- EXERCISE OBJECTIVE
Copy out the data below verbatim.

=== DATASET EXCERPT ===

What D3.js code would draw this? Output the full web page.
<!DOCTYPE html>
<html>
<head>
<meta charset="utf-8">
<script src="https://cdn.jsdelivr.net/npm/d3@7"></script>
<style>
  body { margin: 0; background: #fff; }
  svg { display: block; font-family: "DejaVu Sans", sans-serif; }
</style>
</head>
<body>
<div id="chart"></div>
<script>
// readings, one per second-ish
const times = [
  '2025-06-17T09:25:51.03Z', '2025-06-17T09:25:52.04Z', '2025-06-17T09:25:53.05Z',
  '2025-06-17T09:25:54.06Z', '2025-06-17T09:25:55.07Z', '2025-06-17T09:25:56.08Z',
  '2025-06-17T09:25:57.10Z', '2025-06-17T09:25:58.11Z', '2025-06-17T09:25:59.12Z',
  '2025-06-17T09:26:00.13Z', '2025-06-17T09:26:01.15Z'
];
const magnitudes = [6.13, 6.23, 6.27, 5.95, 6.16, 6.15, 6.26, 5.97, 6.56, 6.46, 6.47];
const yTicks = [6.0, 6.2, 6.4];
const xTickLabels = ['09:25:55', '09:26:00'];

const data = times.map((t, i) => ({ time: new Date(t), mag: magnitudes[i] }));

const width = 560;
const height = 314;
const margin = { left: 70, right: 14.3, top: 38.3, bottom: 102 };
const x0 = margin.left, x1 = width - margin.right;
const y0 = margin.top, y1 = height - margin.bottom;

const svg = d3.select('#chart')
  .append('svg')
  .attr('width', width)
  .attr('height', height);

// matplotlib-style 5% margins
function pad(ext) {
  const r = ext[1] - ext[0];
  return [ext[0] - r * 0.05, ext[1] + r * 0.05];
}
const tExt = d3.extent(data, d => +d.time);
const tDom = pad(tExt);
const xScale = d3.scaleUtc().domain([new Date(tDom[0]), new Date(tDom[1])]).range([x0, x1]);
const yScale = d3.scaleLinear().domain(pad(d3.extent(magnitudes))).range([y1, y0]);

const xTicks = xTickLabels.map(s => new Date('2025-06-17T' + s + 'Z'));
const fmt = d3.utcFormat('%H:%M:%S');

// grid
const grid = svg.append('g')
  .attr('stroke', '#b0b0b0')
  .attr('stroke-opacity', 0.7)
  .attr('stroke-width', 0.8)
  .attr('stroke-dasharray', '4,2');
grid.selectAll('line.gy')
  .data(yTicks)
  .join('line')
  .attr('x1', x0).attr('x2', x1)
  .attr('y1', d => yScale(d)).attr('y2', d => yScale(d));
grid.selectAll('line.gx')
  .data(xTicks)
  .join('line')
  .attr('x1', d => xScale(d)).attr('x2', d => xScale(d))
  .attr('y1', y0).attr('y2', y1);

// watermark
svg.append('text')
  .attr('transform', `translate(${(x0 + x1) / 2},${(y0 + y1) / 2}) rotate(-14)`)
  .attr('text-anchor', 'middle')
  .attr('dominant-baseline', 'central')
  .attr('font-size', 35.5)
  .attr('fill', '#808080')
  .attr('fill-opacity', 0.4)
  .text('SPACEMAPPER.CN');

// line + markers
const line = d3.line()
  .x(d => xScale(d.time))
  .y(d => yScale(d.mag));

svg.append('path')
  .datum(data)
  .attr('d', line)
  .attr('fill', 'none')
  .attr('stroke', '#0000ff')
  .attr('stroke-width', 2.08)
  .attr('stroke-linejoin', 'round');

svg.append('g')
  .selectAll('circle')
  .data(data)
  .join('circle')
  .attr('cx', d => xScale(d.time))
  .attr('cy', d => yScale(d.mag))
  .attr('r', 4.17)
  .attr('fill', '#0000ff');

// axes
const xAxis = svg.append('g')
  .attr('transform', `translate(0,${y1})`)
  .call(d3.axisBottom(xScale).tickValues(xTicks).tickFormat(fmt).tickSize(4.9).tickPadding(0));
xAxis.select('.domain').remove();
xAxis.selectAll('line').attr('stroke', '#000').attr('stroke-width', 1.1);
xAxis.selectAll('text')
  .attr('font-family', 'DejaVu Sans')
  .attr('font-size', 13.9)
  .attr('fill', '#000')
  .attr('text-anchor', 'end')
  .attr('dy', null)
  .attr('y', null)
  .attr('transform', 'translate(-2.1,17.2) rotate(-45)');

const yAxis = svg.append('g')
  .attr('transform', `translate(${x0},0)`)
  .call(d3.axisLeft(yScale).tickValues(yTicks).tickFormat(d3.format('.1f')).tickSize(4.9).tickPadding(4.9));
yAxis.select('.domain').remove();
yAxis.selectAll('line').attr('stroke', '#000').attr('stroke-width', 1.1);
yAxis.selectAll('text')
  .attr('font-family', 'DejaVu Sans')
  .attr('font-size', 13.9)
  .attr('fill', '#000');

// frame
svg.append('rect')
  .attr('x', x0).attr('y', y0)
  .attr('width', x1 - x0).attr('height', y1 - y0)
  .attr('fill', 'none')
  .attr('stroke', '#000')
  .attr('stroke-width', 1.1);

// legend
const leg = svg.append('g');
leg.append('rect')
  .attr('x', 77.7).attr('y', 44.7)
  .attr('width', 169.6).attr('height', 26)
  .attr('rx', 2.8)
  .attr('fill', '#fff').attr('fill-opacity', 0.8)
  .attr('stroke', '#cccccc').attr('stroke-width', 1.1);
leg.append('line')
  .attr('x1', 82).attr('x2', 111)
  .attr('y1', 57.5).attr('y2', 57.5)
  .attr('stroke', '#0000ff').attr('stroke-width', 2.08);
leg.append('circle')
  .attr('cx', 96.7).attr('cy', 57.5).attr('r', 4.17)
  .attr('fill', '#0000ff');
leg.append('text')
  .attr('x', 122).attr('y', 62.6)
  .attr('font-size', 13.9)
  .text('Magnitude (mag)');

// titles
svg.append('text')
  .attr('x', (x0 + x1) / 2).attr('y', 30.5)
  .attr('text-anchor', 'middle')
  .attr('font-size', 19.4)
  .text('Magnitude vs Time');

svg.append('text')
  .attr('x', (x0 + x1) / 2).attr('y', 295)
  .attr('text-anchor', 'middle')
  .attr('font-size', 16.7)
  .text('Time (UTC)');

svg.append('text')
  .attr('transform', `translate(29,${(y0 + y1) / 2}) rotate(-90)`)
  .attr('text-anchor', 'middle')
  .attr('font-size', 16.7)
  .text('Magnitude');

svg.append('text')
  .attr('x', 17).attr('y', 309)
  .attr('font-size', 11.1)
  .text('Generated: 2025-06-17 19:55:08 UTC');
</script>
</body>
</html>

===

- WRITTEN ANSWER
What D3.js code would draw this? Output the full web page.
<!DOCTYPE html>
<html>
<head>
<meta charset="utf-8">
<script src="https://cdn.jsdelivr.net/npm/d3@7"></script>
<style>
  body { margin: 0; background: #fff; }
  svg { display: block; font-family: "DejaVu Sans", sans-serif; }
</style>
</head>
<body>
<div id="chart"></div>
<script>
// readings, one per second-ish
const times = [
  '2025-06-17T09:25:51.03Z', '2025-06-17T09:25:52.04Z', '2025-06-17T09:25:53.05Z',
  '2025-06-17T09:25:54.06Z', '2025-06-17T09:25:55.07Z', '2025-06-17T09:25:56.08Z',
  '2025-06-17T09:25:57.10Z', '2025-06-17T09:25:58.11Z', '2025-06-17T09:25:59.12Z',
  '2025-06-17T09:26:00.13Z', '2025-06-17T09:26:01.15Z'
];
const magnitudes = [6.13, 6.23, 6.27, 5.95, 6.16, 6.15, 6.26, 5.97, 6.56, 6.46, 6.47];
const yTicks = [6.0, 6.2, 6.4];
const xTickLabels = ['09:25:55', '09:26:00'];

const data = times.map((t, i) => ({ time: new Date(t), mag: magnitudes[i] }));

const width = 560;
const height = 314;
const margin = { left: 70, right: 14.3, top: 38.3, bottom: 102 };
const x0 = margin.left, x1 = width - margin.right;
const y0 = margin.top, y1 = height - margin.bottom;

const svg = d3.select('#chart')
  .append('svg')
  .attr('width', width)
  .attr('height', height);

// matplotlib-style 5% margins
function pad(ext) {
  const r = ext[1] - ext[0];
  return [ext[0] - r * 0.05, ext[1] + r * 0.05];
}
const tExt = d3.extent(data, d => +d.time);
const tDom = pad(tExt);
const xScale = d3.scaleUtc().domain([new Date(tDom[0]), new Date(tDom[1])]).range([x0, x1]);
const yScale = d3.scaleLinear().domain(pad(d3.extent(magnitudes))).range([y1, y0]);

const xTicks = xTickLabels.map(s => new Date('2025-06-17T' + s + 'Z'));
const fmt = d3.utcFormat('%H:%M:%S');

// grid
const grid = svg.append('g')
  .attr('stroke', '#b0b0b0')
  .attr('stroke-opacity', 0.7)
  .attr('stroke-width', 0.8)
  .attr('stroke-dasharray', '4,2');
grid.selectAll('line.gy')
  .data(yTicks)
  .join('line')
  .attr('x1', x0).attr('x2', x1)
  .attr('y1', d => yScale(d)).attr('y2', d => yScale(d));
grid.selectAll('line.gx')
  .data(xTicks)
  .join('line')
  .attr('x1', d => xScale(d)).attr('x2', d => xScale(d))
  .attr('y1', y0).attr('y2', y1);

// watermark
svg.append('text')
  .attr('transform', `translate(${(x0 + x1) / 2},${(y0 + y1) / 2}) rotate(-14)`)
  .attr('text-anchor', 'middle')
  .attr('dominant-baseline', 'central')
  .attr('font-size', 35.5)
  .attr('fill', '#808080')
  .attr('fill-opacity', 0.4)
  .text('SPACEMAPPER.CN');

// line + markers
const line = d3.line()
  .x(d => xScale(d.time))
  .y(d => yScale(d.mag));

svg.append('path')
  .datum(data)
  .attr('d', line)
  .attr('fill', 'none')
  .attr('stroke', '#0000ff')
  .attr('stroke-width', 2.08)
  .attr('stroke-linejoin', 'round');

svg.append('g')
  .selectAll('circle')
  .data(data)
  .join('circle')
  .attr('cx', d => xScale(d.time))
  .attr('cy', d => yScale(d.mag))
  .attr('r', 4.17)
  .attr('fill', '#0000ff');

// axes
const xAxis = svg.append('g')
  .attr('transform', `translate(0,${y1})`)
  .call(d3.axisBottom(xScale).tickValues(xTicks).tickFormat(fmt).tickSize(4.9).tickPadding(0));
xAxis.select('.domain').remove();
xAxis.selectAll('line').attr('stroke', '#000').attr('stroke-width', 1.1);
xAxis.selectAll('text')
  .attr('font-family', 'DejaVu Sans')
  .attr('font-size', 13.9)
  .attr('fill', '#000')
  .attr('text-anchor', 'end')
  .attr('dy', null)
  .attr('y', null)
  .attr('transform', 'translate(-2.1,17.2) rotate(-45)');

const yAxis = svg.append('g')
  .attr('transform', `translate(${x0},0)`)
  .call(d3.axisLeft(yScale).tickValues(yTicks).tickFormat(d3.format('.1f')).tickSize(4.9).tickPadding(4.9));
yAxis.select('.domain').remove();
yAxis.selectAll('line').attr('stroke', '#000').attr('stroke-width', 1.1);
yAxis.selectAll('text')
  .attr('font-family', 'DejaVu Sans')
  .attr('font-size', 13.9)
  .attr('fill', '#000');

// frame
svg.append('rect')
  .attr('x', x0).attr('y', y0)
  .attr('width', x1 - x0).attr('height', y1 - y0)
  .attr('fill', 'none')
  .attr('stroke', '#000')
  .attr('stroke-width', 1.1);

// legend
const leg = svg.append('g');
leg.append('rect')
  .attr('x', 77.7).attr('y', 44.7)
  .attr('width', 169.6).attr('height', 26)
  .attr('rx', 2.8)
  .attr('fill', '#fff').attr('fill-opacity', 0.8)
  .attr('stroke', '#cccccc').attr('stroke-width', 1.1);
leg.append('line')
  .attr('x1', 82).attr('x2', 111)
  .attr('y1', 57.5).attr('y2', 57.5)
  .attr('stroke', '#0000ff').attr('stroke-width', 2.08);
leg.append('circle')
  .attr('cx', 96.7).attr('cy', 57.5).attr('r', 4.17)
  .attr('fill', '#0000ff');
leg.append('text')
  .attr('x', 122).attr('y', 62.6)
  .attr('font-size', 13.9)
  .text('Magnitude (mag)');

// titles
svg.append('text')
  .attr('x', (x0 + x1) / 2).attr('y', 30.5)
  .attr('text-anchor', 'middle')
  .attr('font-size', 19.4)
  .text('Magnitude vs Time');

svg.append('text')
  .attr('x', (x0 + x1) / 2).attr('y', 295)
  .attr('text-anchor', 'middle')
  .attr('font-size', 16.7)
  .text('Time (UTC)');

svg.append('text')
  .attr('transform', `translate(29,${(y0 + y1) / 2}) rotate(-90)`)
  .attr('text-anchor', 'middle')
  .attr('font-size', 16.7)
  .text('Magnitude');

svg.append('text')
  .attr('x', 17).attr('y', 309)
  .attr('font-size', 11.1)
  .text('Generated: 2025-06-17 19:55:08 UTC');
</script>
</body>
</html>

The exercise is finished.